TASK REQUIREMENTS :: Go through the records and show each line where the word "chart" occurs.

[Figure scripts]

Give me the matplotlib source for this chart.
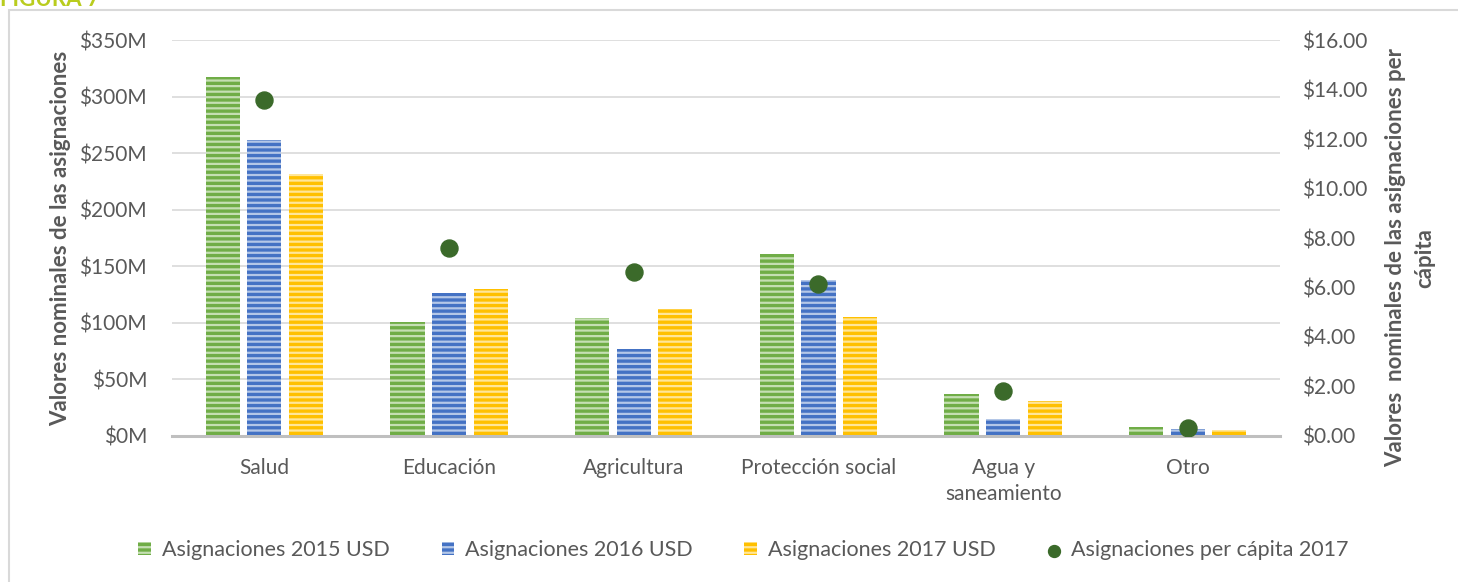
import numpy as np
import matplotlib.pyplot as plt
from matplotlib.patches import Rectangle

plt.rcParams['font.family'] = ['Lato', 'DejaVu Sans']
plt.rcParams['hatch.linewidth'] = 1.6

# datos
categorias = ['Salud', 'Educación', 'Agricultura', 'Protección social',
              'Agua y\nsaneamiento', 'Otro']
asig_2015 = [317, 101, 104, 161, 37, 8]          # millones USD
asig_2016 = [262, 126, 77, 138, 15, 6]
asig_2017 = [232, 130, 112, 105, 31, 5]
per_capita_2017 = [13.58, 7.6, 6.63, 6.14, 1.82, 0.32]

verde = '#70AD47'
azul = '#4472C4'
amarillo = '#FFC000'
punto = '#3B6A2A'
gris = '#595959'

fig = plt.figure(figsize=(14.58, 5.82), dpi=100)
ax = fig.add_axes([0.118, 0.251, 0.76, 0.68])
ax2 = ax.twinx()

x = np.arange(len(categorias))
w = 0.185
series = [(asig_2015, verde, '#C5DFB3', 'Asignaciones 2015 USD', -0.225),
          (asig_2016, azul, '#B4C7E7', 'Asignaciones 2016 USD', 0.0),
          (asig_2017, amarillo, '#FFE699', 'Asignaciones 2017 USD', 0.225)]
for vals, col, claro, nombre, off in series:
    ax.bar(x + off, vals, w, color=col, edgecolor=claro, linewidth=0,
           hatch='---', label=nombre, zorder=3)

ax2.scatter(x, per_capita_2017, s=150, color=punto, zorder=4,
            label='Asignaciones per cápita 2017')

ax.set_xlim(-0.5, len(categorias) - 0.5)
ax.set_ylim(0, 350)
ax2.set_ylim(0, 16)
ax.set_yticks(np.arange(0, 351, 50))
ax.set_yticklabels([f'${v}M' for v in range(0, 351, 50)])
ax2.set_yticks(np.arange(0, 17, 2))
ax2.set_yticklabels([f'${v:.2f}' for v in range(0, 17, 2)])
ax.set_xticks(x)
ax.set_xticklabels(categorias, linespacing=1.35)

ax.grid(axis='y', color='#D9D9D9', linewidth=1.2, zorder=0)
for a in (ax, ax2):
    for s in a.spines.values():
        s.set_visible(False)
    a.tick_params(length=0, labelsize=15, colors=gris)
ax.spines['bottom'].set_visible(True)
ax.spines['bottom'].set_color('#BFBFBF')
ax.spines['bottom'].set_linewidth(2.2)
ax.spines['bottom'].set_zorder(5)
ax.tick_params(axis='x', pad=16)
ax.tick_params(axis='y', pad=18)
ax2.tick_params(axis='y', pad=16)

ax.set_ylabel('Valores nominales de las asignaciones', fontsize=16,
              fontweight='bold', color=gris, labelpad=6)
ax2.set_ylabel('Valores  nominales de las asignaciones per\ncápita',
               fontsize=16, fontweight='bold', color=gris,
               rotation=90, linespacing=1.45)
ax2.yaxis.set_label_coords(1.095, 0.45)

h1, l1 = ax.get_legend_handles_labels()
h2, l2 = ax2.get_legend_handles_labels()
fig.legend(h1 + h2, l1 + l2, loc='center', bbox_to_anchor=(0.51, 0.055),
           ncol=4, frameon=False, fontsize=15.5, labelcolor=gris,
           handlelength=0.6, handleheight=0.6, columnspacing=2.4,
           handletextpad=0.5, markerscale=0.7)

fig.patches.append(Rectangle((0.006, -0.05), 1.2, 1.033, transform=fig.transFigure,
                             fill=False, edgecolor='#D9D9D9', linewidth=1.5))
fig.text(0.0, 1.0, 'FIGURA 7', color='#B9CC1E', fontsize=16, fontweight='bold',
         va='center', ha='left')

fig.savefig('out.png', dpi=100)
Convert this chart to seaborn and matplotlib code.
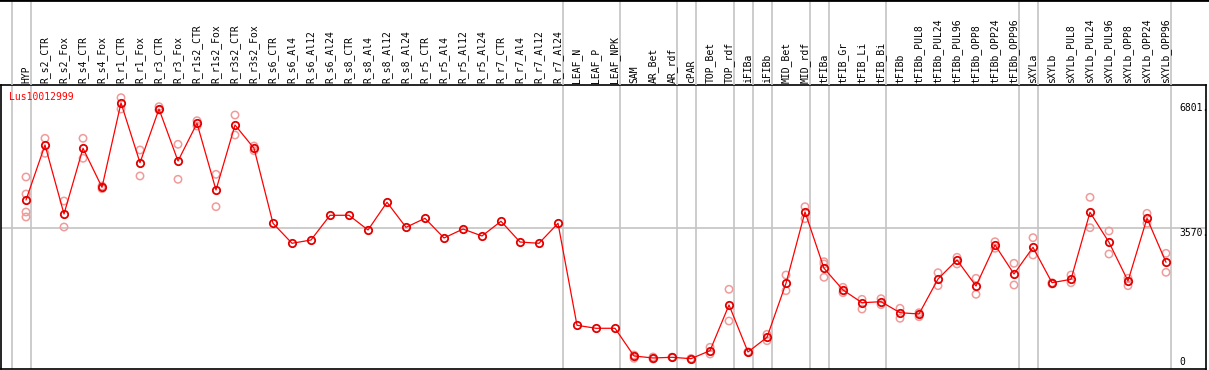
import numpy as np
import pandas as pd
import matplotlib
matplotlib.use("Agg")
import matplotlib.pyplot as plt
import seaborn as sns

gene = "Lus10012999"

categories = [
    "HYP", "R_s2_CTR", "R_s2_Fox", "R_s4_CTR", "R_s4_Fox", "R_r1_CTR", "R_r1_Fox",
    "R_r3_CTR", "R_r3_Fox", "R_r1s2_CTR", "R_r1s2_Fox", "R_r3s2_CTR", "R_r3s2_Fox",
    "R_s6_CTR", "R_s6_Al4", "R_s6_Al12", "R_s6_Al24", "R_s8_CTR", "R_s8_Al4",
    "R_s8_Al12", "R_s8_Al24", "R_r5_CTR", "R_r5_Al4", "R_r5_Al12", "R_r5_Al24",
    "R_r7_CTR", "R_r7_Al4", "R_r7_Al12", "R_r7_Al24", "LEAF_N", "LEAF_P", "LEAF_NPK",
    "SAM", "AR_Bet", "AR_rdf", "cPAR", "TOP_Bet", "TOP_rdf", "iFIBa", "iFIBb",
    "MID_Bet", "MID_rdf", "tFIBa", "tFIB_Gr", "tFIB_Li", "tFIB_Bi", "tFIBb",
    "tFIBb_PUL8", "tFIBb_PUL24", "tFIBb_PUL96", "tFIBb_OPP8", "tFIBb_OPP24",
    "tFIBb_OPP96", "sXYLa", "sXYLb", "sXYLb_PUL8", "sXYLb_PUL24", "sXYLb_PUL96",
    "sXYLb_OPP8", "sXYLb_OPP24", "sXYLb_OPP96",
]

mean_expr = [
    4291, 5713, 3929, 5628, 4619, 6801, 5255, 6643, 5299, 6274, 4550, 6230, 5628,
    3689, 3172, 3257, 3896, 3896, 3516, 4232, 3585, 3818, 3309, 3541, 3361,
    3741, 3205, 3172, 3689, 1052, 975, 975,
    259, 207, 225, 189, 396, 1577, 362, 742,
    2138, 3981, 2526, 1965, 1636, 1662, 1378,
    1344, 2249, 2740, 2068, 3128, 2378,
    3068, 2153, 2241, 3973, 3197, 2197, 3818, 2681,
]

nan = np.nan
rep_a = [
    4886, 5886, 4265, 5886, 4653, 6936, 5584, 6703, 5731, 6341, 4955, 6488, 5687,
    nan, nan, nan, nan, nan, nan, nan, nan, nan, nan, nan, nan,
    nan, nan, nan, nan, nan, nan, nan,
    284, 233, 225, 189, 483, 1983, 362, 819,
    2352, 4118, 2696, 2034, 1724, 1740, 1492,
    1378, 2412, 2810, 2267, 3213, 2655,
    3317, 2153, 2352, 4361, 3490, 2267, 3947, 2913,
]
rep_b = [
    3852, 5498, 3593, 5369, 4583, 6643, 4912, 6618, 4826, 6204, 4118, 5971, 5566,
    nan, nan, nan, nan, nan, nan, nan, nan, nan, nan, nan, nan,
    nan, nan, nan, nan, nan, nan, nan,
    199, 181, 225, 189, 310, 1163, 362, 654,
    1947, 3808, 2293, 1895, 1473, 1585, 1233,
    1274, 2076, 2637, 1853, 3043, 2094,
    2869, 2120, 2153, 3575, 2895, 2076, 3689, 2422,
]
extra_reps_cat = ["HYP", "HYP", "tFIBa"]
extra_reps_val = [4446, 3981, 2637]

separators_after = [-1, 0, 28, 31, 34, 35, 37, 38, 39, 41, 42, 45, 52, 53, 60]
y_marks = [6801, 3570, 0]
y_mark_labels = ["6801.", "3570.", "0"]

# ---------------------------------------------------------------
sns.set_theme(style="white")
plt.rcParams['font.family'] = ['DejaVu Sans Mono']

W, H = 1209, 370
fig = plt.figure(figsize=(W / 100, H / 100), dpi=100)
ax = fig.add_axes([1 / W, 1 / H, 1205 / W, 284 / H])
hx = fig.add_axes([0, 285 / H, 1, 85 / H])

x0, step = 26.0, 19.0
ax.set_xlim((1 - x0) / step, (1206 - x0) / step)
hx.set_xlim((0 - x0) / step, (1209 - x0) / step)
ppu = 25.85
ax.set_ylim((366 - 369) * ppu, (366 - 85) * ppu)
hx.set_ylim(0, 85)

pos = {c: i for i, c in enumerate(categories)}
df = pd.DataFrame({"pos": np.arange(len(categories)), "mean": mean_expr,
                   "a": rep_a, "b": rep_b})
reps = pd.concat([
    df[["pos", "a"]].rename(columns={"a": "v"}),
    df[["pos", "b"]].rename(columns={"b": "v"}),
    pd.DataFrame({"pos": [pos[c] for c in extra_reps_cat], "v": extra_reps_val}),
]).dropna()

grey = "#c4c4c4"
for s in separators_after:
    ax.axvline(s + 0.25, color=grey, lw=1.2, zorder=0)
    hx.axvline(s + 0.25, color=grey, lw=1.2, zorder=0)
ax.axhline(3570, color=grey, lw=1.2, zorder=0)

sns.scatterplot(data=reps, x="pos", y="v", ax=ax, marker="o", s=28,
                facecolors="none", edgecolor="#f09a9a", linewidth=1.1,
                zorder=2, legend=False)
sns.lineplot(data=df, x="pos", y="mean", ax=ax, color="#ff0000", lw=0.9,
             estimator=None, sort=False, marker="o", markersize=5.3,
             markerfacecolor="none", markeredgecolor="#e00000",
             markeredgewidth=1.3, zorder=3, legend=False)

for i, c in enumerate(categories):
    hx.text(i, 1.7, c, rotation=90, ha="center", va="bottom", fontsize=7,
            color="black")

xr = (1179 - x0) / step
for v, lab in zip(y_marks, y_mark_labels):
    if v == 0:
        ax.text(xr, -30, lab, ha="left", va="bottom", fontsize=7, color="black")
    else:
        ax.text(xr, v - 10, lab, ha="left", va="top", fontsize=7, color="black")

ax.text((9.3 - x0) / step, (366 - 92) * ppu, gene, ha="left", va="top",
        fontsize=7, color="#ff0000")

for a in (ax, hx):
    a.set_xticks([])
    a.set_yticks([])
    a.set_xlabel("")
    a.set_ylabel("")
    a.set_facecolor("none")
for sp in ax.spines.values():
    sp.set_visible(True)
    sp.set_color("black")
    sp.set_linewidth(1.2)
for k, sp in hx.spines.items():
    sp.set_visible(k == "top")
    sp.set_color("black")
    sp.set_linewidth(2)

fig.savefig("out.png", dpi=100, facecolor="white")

SOLUTION TO THE EXERCISE ::
Give me the matplotlib source for this chart.
Convert this chart to seaborn and matplotlib code.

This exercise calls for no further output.